福岡市の演劇専用劇場「博多座」が、鑑賞時の思わぬマナー違反に注意を促している。
暗闇でのスマートフォン操作に加え、最近ではスマートウォッチの光が周囲の迷惑になっているという。宣伝担当者によれば、半年前から苦情が頻繁に寄せられるようになった。
「観たいのは『推し』という光」
博多座は、ミュージカル「エリザベート」の公演を翌日に控えた2023年1月10日、鑑賞マナーに関する検証動画をツイッターで公開した。スマホやスマートウォッチの光がどれほど迷惑か可視化する趣旨だ。
関係者が実際に暗闇の座席でスマホを操作し、「シンプルに目立つ」と周囲からの見え方を伝える。スマートウォッチでは、スマホほどではないものの「それなりに目立つ」と啓蒙した。
「最近は特にスマートウォッチの通知が無意識に光っている方が増えておりますので今一度ご配慮いただれば」と要望し、開演前の電源オフか、光や音が出ない設定にするよう理解を求めた。動画は最後、「観たいのは『推し』という光」とのフレーズで締めくくっている。
投稿は2万以上リツイートされ、特にスマートウォッチへの注意喚起が注目された。「悪気も自覚も無いであろうスマートウォッチの光もめっちゃ目立つ」「大劇場でスマートウォッチをそのままにしている人いたなあ。気になるしほんと嫌だった...」と不愉快な思いをしたことがある人は少なくないようだ。
多くのスマートウォッチは、メールや電話、ヘルスケア情報などの通知機能がある。手首の動きで画面のオンオフを切り替える設定もあり、意図せず画面が点灯する場合がある。人気のApple Watch、Google Pixel Watch、Fitbitなどには「シアターモード」や「サイレントモード」といった名称で画面点灯を抑える機能がある。
映画館でも同様のトラブル
博多座の宣伝担当者は11日、J-CASTニュースの取材に「スマートフォンのマナーは皆さんご存じだと思いますが、最近増えているスマートウォッチは小さい光なので目立つとは思わない方が多いようです」と検証の背景を説明する。

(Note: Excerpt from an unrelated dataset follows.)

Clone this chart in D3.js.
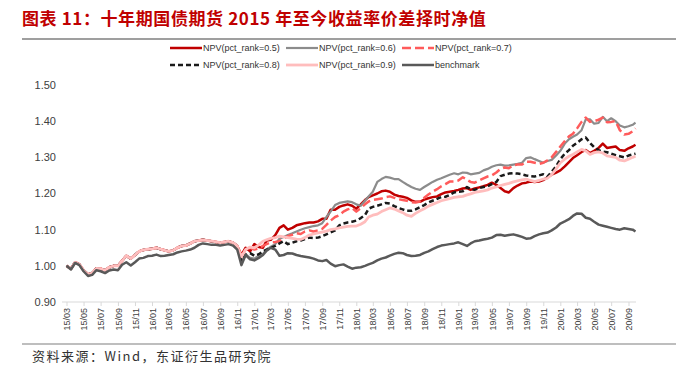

スマートウォッチの利用者は急拡大している。調査会社のMM総研によると、2021年度の国内販売台数は健康管理意識の高まりを追い風に、前年度比49.6%増の343万台だった。
博多座では半年ほど前から、スマートウォッチの光への苦情が劇場係員に頻繁に寄せられるようになったという。劇場内でのアナウンスでは、スマホのマナーに加えて注意するようになった。
宣伝担当者は「スマートウォッチを常に身に着け、(健康管理のためのデータを)測っている方が多いようなので、スマートフォンのように電源を切る意識がないのかもしれません」とおもんぱかる。
映画館でも同様のトラブルが増加している。イオンシネマの運営会社は「スマートフォンやスマートウォッチといった機器を持ち歩くことが当たり前となった昨今、『映画鑑賞中に機器が発する光が気になる』というお声をいただくことが以前より増えてまいりました」(プレスリリースより)として、21年10月から上映前に啓蒙動画を流している。